HI,
I have two fasta files with same seqnames but with slightly different sequence names like follows:
File_1
>trinity5_comp_3_0_1
TTATGCATAT
>trinity5_comp_9735_1_5
AAAATGATGA
>trinity5_comp_645_0_2
TCGAATGCGA
>trinity5_comp_3169_0_1
AGGATATTAC
FIle2
>trinity5_comp_3_0_1
TTATGCATAT
>trinity5_comp_9735_1_5
AAAATGCCGA
>trinity5_comp_645_0_2
TAGAATGCGA
>trinity5_comp_3169_0_1
AGGATATTAC
I would like compare each sequence of File1 with respect to corresponding sequences in File2 and compute its percentage of similarity like follows:
trinity5_comp_3_0_1 100%
trinity5_comp_9735_1_5 80%
trinity5_comp_645_0_2 90%
trinity5_comp_3169_0_1 100%
I tried using cd-hit-est-2d
but sequences are also compared with other sequences rather than its own corresponding sequences in file2. Kindly guide me.
Thanks in advance
You can blast your sequences, with the flag -max_target_seqs = 1, and also filter by % identity or set an e-value threshold.
But it doesn’t guarantee you that it will blast against its corresponding sequence with the same header
True. He is missing the gene cluster ids for each isoform in the assembly, however. @Tom, why do you have two trinity fasta? Are you comparing two different assemblies?
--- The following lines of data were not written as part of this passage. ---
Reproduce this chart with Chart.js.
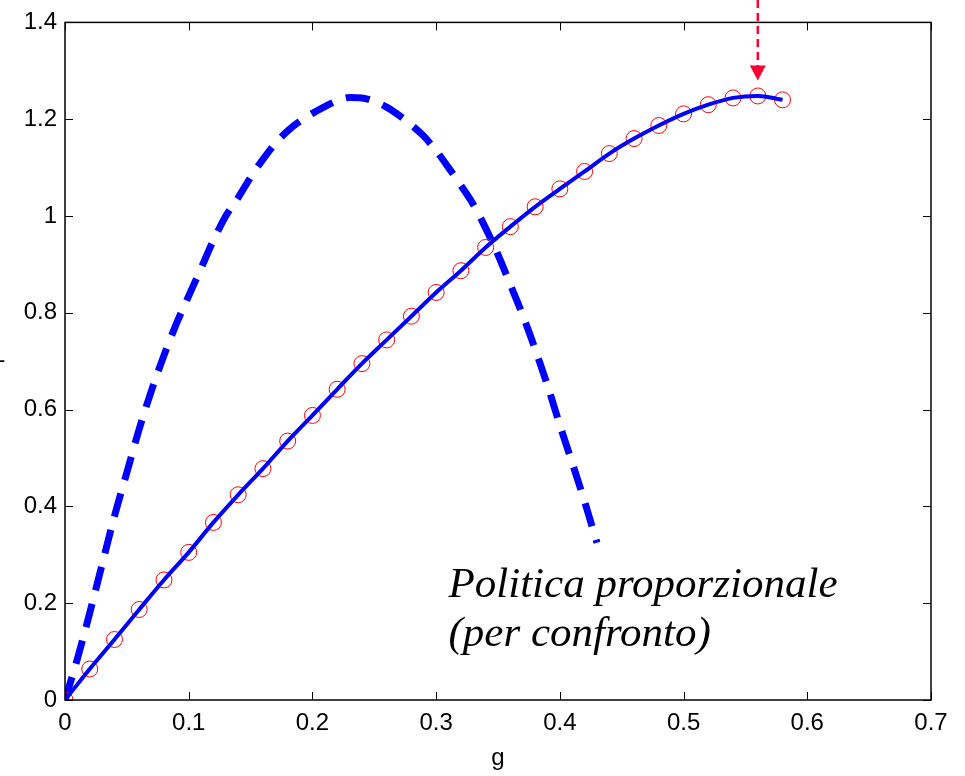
<!DOCTYPE html>
<html>
<head>
<meta charset="utf-8">
<script src="https://cdn.jsdelivr.net/npm/chart.js@4.4.1/dist/chart.umd.min.js"></script>
<style>
  html, body { margin: 0; padding: 0; background: #fff; }
  #wrap { width: 965px; height: 776px; }
</style>
</head>
<body>
<div id="wrap"><canvas id="c"></canvas></div>
<script>
// optimal policy (solid line + circle markers)
var gOpt = [0, 0.02, 0.04, 0.06, 0.08, 0.10, 0.12, 0.14, 0.16, 0.18, 0.20, 0.22, 0.24, 0.26, 0.28,
            0.30, 0.32, 0.34, 0.36, 0.38, 0.40, 0.42, 0.44, 0.46, 0.48, 0.50, 0.52, 0.54, 0.56, 0.58];
var valOpt = [0, 0.064, 0.125, 0.187, 0.248, 0.305, 0.367, 0.424, 0.478, 0.535, 0.588, 0.642, 0.695, 0.744, 0.793,
              0.842, 0.887, 0.935, 0.978, 1.019, 1.056, 1.092, 1.129, 1.160, 1.187, 1.211, 1.230, 1.244, 1.248, 1.240];

// proportional policy (dashed, for comparison)
var gProp = [0, 0.01, 0.02, 0.03, 0.04, 0.05, 0.06, 0.07, 0.08, 0.09, 0.10, 0.11, 0.12, 0.13, 0.14,
             0.15, 0.16, 0.17, 0.18, 0.19, 0.20, 0.21, 0.22, 0.23, 0.24, 0.25, 0.26, 0.27, 0.28, 0.29,
             0.30, 0.31, 0.32, 0.33, 0.34, 0.35, 0.36, 0.37, 0.38, 0.39, 0.40, 0.41, 0.42, 0.43];
var valProp = [0, 0.085, 0.18, 0.28, 0.38, 0.47, 0.56, 0.64, 0.712, 0.777, 0.835, 0.892, 0.95, 1.0, 1.038,
               1.08, 1.117, 1.15, 1.176, 1.196, 1.212, 1.226, 1.238, 1.245, 1.244, 1.237, 1.225, 1.208, 1.188, 1.165,
               1.135, 1.10, 1.063, 1.024, 0.975, 0.92, 0.858, 0.795, 0.725, 0.65, 0.568, 0.49, 0.41, 0.325];

var xTicks = [0, 0.1, 0.2, 0.3, 0.4, 0.5, 0.6, 0.7];
var yTicks = [0, 0.2, 0.4, 0.6, 0.8, 1, 1.2, 1.4];

var noteLines = ['Politica proporzionale', '(per confronto)'];
var noteX = 0.31;
var noteY = [0.213, 0.111];
var arrowX = 0.56;
var arrowTip = 1.28;

function pairs(xs, ys) {
  return xs.map(function (x, i) { return { x: x, y: ys[i] }; });
}

// matlab style box, inner ticks, arrow and note
var matlabBox = {
  id: 'matlabBox',
  afterDraw: function (chart) {
    var ctx = chart.ctx, a = chart.chartArea;
    var xs = chart.scales.x, ys = chart.scales.y;
    ctx.save();
    ctx.strokeStyle = '#000';
    ctx.lineWidth = 1.5;
    ctx.strokeRect(a.left, a.top, a.right - a.left, a.bottom - a.top);
    ctx.lineWidth = 1;
    ctx.beginPath();
    xTicks.forEach(function (t) {
      var px = Math.round(xs.getPixelForValue(t)) + 0.5;
      ctx.moveTo(px, a.bottom); ctx.lineTo(px, a.bottom - 8);
      ctx.moveTo(px, a.top); ctx.lineTo(px, a.top + 8);
    });
    yTicks.forEach(function (t) {
      var py = Math.round(ys.getPixelForValue(t)) + 0.5;
      ctx.moveTo(a.left, py); ctx.lineTo(a.left + 8, py);
      ctx.moveTo(a.right, py); ctx.lineTo(a.right - 8, py);
    });
    ctx.stroke();

    // red dashed arrow
    var ax = xs.getPixelForValue(arrowX);
    var tip = ys.getPixelForValue(arrowTip);
    ctx.strokeStyle = '#ff0033';
    ctx.fillStyle = '#ff0033';
    ctx.lineWidth = 2.5;
    ctx.setLineDash([8, 5]);
    ctx.beginPath();
    ctx.moveTo(ax, 0);
    ctx.lineTo(ax, tip - 12);
    ctx.stroke();
    ctx.setLineDash([]);
    ctx.beginPath();
    ctx.moveTo(ax - 8, tip - 15);
    ctx.lineTo(ax + 8, tip - 15);
    ctx.lineTo(ax, tip);
    ctx.closePath();
    ctx.fill();

    // annotation
    ctx.fillStyle = '#000';
    ctx.font = 'italic 43px "Liberation Serif", "Times New Roman", serif';
    ctx.textAlign = 'left';
    ctx.textBaseline = 'alphabetic';
    noteLines.forEach(function (s, i) {
      ctx.fillText(s, xs.getPixelForValue(noteX), ys.getPixelForValue(noteY[i]));
    });

    // clipped y label fragment at the left edge
    ctx.font = '22px "Liberation Sans", Arial, sans-serif';
    ctx.textBaseline = 'middle';
    ctx.fillText('-', -2, ys.getPixelForValue(0.7));
    ctx.restore();
  }
};

var tickFont = { family: '"Liberation Sans", Arial, sans-serif', size: 24 };
function fmt(v) { return String(Math.round(v * 10) / 10); }

new Chart(document.getElementById('c'), {
  type: 'line',
  data: {
    datasets: [
      {
        data: pairs(gOpt, valOpt),
        borderColor: '#0000ff',
        borderWidth: 4,
        pointRadius: 0,
        cubicInterpolationMode: 'monotone',
        fill: false
      },
      {
        data: pairs(gOpt, valOpt),
        showLine: false,
        pointStyle: 'circle',
        pointRadius: 8,
        pointBorderWidth: 1,
        pointBorderColor: '#ff0000',
        pointBackgroundColor: 'rgba(0,0,0,0)'
      },
      {
        data: pairs(gProp, valProp),
        borderColor: '#0000ff',
        borderWidth: 7,
        borderDash: [24, 14],
        borderCapStyle: 'butt',
        pointRadius: 0,
        cubicInterpolationMode: 'monotone',
        fill: false
      }
    ]
  },
  options: {
    responsive: true,
    maintainAspectRatio: false,
    animation: false,
    events: [],
    layout: { padding: { top: 17, right: 34, left: 0, bottom: 0 } },
    plugins: { legend: { display: false }, tooltip: { enabled: false } },
    scales: {
      x: {
        type: 'linear',
        min: 0, max: 0.7,
        afterBuildTicks: function (s) { s.ticks = xTicks.map(function (v) { return { value: v }; }); },
        afterFit: function (s) { s.height = 76; },
        grid: { display: false, drawTicks: false },
        border: { display: false },
        ticks: { color: '#000', padding: 9, maxRotation: 0, font: tickFont, callback: fmt },
        title: { display: true, text: 'g', color: '#000', padding: { top: 0, bottom: 3 }, font: tickFont }
      },
      y: {
        type: 'linear',
        min: 0, max: 1.4,
        afterBuildTicks: function (s) { s.ticks = yTicks.map(function (v) { return { value: v }; }); },
        afterFit: function (s) { s.width = 65; },
        grid: { display: false, drawTicks: false },
        border: { display: false },
        ticks: { color: '#000', padding: 8, font: tickFont, callback: fmt }
      }
    }
  },
  plugins: [matlabBox]
});
</script>
</body>
</html>
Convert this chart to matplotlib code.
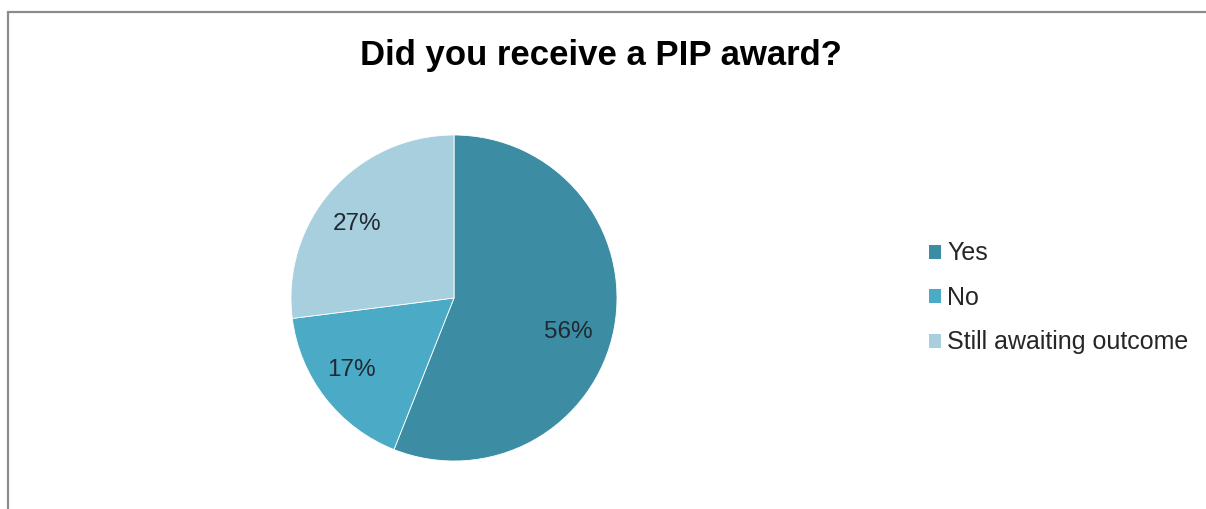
import numpy as np
import matplotlib
matplotlib.use("Agg")
import matplotlib.pyplot as plt
from matplotlib.patches import Rectangle

categories = ["Yes", "No", "Still awaiting outcome"]
values = [56, 17, 27]
colors = ["#3C8CA4", "#4BABC7", "#A7CFDE"]
title = "Did you receive a PIP award?"

plt.rcParams['font.family'] = ['Liberation Sans', 'DejaVu Sans']

W, H = 1206, 509
fig = plt.figure(figsize=(W / 100, H / 100), dpi=100)
fig.patch.set_facecolor("white")

# outer chart border
fig.add_artist(Rectangle((7.5 / W, -0.1), 1.2, 1 - 11.5 / H + 0.1,
                         transform=fig.transFigure, fill=False,
                         edgecolor="#8c8c8c", linewidth=1.6))

cx, cy, R = 454, 298, 163
ax = fig.add_axes([(cx - R) / W, 1 - (cy + R) / H, 2 * R / W, 2 * R / H])
wedges, texts, autotexts = ax.pie(
    values, colors=colors, startangle=90, counterclock=False,
    autopct=lambda p: f"{p:.0f}%", pctdistance=0.73,
    wedgeprops=dict(edgecolor="white", linewidth=0.6),
    textprops=dict(fontsize=17.5, color="#1f2a33"))
ax.set_xlim(-1, 1)
ax.set_ylim(-1, 1)
ax.set_axis_off()

# nudge percentage labels (Excel-like placement): Yes, No, Still
ang_shift = [-6, -3, 4]
rad = [0.73, 0.77, 0.745]
for w, t, da, r in zip(wedges, autotexts, ang_shift, rad):
    a = np.deg2rad((w.theta1 + w.theta2) / 2 + da)
    t.set_position((r * np.cos(a), r * np.sin(a)))

fig.text(601 / W, 1 - 56 / H, title, ha="center", va="center",
         fontsize=25, fontweight="bold", color="black")

leg = fig.legend(wedges, categories, loc="center left",
                 bbox_to_anchor=(906 / W, 1 - 298 / H),
                 frameon=False, fontsize=18, handlelength=0.5,
                 handleheight=0.5, handletextpad=0.25, labelspacing=0.82,
                 labelcolor="#262626")
for h in leg.legend_handles:
    h.set_edgecolor("none")

fig.savefig("out.png", dpi=100, facecolor="white")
These two fasta files are generated using different approaches and I want to compare how different are they by comparing their percentage similarity
Do they follow same order always ?
Yes they do follow same order
How about splitting the two files into individual sequences and then compare pair wise manner using
cd-hit-est-2d
?Hi, I thought of doing that, but i have around 3000 sequences which could be tiresome. But anyhow I will try that method too
Its not tiresome, I updated my answer.